Aujourd’hui, quatre (4) mois après le retour des militaires au pouvoir, il est loisible à chacun de constater que la situation sécuritaire ne s’est point améliorée au Niger ; elle s’est plutôt dégradée de façon marquée, avec un nombre particulièrement élevé de morts et de blessés dans les rangs des forces de défense et de sécurité. La ferveur populaire des premiers jours semble progressivement retomber ; et la junte militaire semble elle-même très anxieuse. Ceux qui ont cru que le coup d’état du 26 juillet emporterait le « système PNDS » sont aujourd’hui de plus en plus sceptiques ; ils constatent, avec parfois beaucoup d’amertume, que la junte ne s’est pas encore émancipée de l’ancien Président Issoufou Mahamadou.
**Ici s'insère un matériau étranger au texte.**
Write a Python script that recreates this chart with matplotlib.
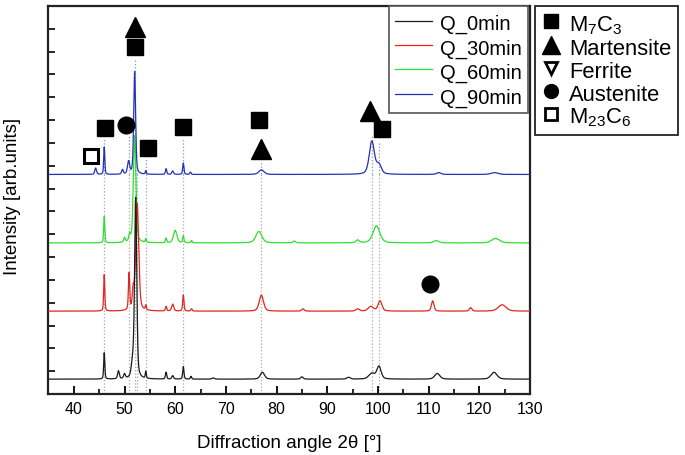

Certes, le bloc du pouvoir PNDS-Tarrayya est désormais fragmenté, avec d’un côté, le Président Mohamed Bazoum, toujours séquestré dans sa résidence, et de l’autre, l’ancien Président Issoufou, protégé par son ancien chef de sécurité ; mais, très peu de personnes lucides sont prêtes à parier qu’il ne va se reconstituer autour du général Tiani, ainsi que le suggère l’activisme des partisans de « l’homme de Dandaji », qui ne désespère pas visiblement de revenir au-devant de la scène, voire de rempiler.